## [Written problem]
Copy exactly, and only, the lines below from the first through the one containing "(0,0) rectangle (1062,565);", both included; pictures are omitted.

## [Data lines]
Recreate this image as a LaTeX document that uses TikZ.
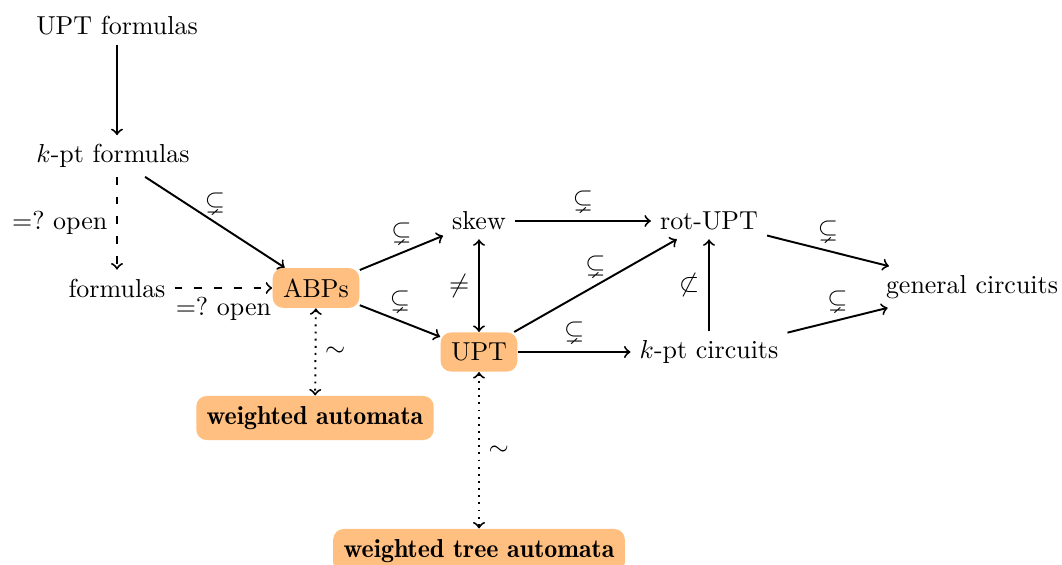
\documentclass[tikz,border=0pt]{standalone}
\usepackage{amssymb}
\usetikzlibrary{arrows}
\begin{document}
\begin{tikzpicture}[x=0.385pt,y=-0.385pt,
  every node/.style={font=\normalsize},
  plain/.style={inner sep=3.33pt},
  hl/.style={fill=orange!50, rounded corners=4pt, inner sep=4pt},
  hlb/.style={hl, font=\fontseries{b}\selectfont},
  arr/.style={->, line width=0.75pt},
  darr/.style={->, line width=0.75pt, dash pattern=on 3pt off 4.6pt},
  oarr/.style={<->, line width=0.75pt, dotted},
  lab/.style={inner sep=3.33pt}
]
\useasboundingbox (0,0) rectangle (1062,565);

% nodes
\node[plain] (uptf)  at (117,26)  {UPT formulas};
\node[plain] (kptf)  at (113,156) {$k$-pt formulas};
\node[plain] (form)  at (117,288) {formulas};
\node[hl]    (abps)  at (316,288) {ABPs};
\node[plain] (skew)  at (479,221) {skew};
\node[hl]    (upt)   at (479,352) {UPT};
\node[plain] (rot)   at (709,221) {rot-UPT};
\node[plain] (kptc)  at (709,352) {$k$-pt circuits};
\node[plain] (gen)   at (972,287) {general circuits};
\node[hlb]   (wa)    at (315,418) {weighted automata};
\node[hlb]   (wta)   at (479,551) {weighted tree automata};

% formulas side
\draw[arr] (uptf) -- (uptf |- kptf.north);
\draw[darr] (form |- kptf.south) -- node[lab,left] {$=?$ open} (form);
\draw[darr] (form) -- node[lab,below] {$=?$ open} (abps);
\draw[arr] (kptf) -- node[lab,above] {$\subsetneq$} (abps);

% ABPs and UPT
\draw[arr] (abps) -- node[lab,above] {$\subsetneq$} (skew);
\draw[arr] (abps) -- node[lab,above] {$\subsetneq$} (upt);
\draw[arr,<->] (skew) -- node[lab,left] {$\neq$} (upt);

% circuits
\draw[arr] (skew) -- node[lab,above] {$\subsetneq$} (rot);
\draw[arr] (upt) -- node[lab,above] {$\subsetneq$} (rot);
\draw[arr] (upt) -- node[lab,above] {$\subsetneq$} (kptc);
\draw[arr] (kptc) -- node[lab,left] {$\not\subset$} (rot);
\draw[arr] (rot) -- node[lab,above] {$\subsetneq$} (gen);
\draw[arr] (kptc) -- node[lab,above] {$\subsetneq$} (gen);

% automata correspondences
\draw[oarr] (abps) -- node[lab,right] {$\sim$} (wa);
\draw[oarr] (upt) -- node[lab,right] {$\sim$} (wta);
\end{tikzpicture}
\end{document}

## [Final result]
Recreate this image as a LaTeX document that uses TikZ.
\documentclass[tikz,border=0pt]{standalone}
\usepackage{amssymb}
\usetikzlibrary{arrows}
\begin{document}
\begin{tikzpicture}[x=0.385pt,y=-0.385pt,
  every node/.style={font=\normalsize},
  plain/.style={inner sep=3.33pt},
  hl/.style={fill=orange!50, rounded corners=4pt, inner sep=4pt},
  hlb/.style={hl, font=\fontseries{b}\selectfont},
  arr/.style={->, line width=0.75pt},
  darr/.style={->, line width=0.75pt, dash pattern=on 3pt off 4.6pt},
  oarr/.style={<->, line width=0.75pt, dotted},
  lab/.style={inner sep=3.33pt}
]
\useasboundingbox (0,0) rectangle (1062,565);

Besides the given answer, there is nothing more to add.